[Dataset]
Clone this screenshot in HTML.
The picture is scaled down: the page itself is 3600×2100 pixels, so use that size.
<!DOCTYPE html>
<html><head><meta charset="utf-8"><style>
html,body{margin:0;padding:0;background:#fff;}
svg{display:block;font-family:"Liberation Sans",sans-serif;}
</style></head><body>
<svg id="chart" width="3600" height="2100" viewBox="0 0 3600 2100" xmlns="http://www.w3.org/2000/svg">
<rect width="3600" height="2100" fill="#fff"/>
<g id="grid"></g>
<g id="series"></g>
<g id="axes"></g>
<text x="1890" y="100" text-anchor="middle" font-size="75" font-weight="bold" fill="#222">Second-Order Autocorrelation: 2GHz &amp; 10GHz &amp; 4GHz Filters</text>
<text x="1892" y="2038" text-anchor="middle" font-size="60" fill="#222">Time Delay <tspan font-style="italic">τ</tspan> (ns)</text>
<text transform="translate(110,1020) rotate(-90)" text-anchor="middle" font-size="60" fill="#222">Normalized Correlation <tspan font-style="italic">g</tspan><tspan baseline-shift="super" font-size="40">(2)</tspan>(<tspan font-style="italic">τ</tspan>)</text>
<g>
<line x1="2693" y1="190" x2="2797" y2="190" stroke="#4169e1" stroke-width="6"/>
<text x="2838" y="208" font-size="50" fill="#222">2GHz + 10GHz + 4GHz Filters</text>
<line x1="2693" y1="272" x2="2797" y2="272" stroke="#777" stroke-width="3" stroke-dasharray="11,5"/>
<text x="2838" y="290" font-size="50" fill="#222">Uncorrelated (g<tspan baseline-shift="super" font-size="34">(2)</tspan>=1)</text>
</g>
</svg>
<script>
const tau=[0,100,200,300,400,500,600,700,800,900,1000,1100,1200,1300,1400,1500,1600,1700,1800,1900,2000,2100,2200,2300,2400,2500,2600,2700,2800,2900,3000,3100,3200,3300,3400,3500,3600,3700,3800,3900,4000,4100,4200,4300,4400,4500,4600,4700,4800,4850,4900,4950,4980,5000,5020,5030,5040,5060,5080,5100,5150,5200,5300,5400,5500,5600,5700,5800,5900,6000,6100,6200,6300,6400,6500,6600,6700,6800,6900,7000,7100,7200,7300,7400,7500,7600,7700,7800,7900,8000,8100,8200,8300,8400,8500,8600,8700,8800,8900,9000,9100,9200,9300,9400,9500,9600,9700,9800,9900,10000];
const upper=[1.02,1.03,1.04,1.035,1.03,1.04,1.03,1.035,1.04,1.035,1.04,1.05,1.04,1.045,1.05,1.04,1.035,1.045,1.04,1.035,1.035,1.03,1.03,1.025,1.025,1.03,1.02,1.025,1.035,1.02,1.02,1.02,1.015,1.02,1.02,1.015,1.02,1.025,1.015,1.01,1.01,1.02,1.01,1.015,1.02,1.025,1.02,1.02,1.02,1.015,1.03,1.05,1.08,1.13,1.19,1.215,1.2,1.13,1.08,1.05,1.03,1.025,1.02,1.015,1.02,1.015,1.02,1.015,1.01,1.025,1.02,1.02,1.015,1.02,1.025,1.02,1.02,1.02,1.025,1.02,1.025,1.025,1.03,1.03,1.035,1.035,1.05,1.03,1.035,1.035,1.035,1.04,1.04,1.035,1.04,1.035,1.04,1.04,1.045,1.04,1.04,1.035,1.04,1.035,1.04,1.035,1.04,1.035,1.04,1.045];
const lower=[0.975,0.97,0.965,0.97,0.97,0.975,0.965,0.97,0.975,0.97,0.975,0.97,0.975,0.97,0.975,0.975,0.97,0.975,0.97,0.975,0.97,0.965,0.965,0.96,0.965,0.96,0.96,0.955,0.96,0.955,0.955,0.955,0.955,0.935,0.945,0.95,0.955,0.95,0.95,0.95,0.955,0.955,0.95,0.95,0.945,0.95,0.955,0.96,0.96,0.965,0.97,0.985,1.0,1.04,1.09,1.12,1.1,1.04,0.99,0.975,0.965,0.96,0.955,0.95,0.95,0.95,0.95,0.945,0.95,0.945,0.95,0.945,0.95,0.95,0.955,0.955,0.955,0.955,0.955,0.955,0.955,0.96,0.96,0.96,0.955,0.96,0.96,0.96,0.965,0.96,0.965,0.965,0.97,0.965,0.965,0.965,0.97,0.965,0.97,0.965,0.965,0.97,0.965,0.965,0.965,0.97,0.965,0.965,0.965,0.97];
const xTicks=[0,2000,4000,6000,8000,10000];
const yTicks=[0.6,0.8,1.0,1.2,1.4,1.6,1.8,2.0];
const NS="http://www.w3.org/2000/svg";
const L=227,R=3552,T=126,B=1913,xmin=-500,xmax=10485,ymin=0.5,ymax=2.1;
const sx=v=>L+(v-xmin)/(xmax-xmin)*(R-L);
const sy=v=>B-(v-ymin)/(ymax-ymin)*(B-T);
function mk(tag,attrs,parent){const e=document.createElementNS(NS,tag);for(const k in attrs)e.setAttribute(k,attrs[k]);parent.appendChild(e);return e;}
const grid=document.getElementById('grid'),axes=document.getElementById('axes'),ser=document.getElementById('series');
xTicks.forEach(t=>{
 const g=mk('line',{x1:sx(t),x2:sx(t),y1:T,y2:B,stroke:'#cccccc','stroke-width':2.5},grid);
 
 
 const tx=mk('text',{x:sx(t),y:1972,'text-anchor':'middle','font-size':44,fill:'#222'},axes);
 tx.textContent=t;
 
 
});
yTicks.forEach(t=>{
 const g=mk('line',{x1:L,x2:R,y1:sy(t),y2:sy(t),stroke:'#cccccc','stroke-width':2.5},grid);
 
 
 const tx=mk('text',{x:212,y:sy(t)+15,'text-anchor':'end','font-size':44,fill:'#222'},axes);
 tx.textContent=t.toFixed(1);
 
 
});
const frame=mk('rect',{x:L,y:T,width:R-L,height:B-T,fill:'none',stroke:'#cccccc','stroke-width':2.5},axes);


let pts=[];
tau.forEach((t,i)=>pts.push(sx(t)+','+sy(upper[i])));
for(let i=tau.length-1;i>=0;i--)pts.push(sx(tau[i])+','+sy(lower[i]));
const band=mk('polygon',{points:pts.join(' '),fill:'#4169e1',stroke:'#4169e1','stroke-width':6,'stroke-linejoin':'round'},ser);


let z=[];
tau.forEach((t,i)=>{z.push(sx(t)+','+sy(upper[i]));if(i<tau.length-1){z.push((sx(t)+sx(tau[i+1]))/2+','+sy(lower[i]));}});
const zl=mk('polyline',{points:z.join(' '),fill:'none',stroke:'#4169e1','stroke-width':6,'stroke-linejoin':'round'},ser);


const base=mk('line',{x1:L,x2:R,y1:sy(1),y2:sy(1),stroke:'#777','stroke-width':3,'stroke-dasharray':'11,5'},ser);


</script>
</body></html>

* * *

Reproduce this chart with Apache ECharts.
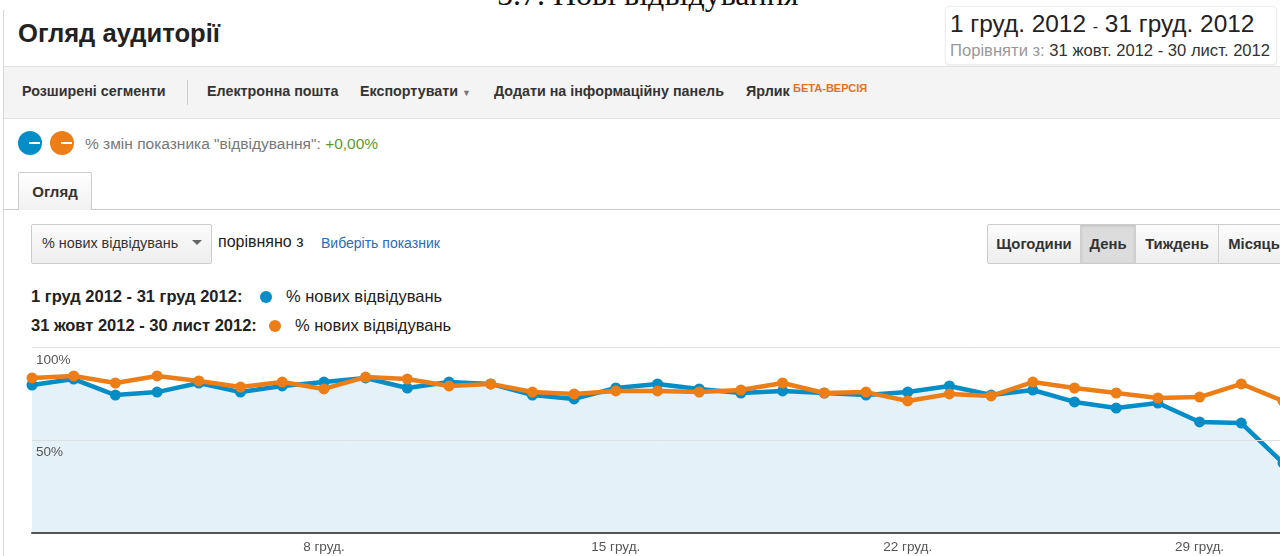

[What you need to do] Show every line from the entries above in which "this" appears.

[Solution]
Clone this screenshot in HTML.
Reproduce this chart with Apache ECharts.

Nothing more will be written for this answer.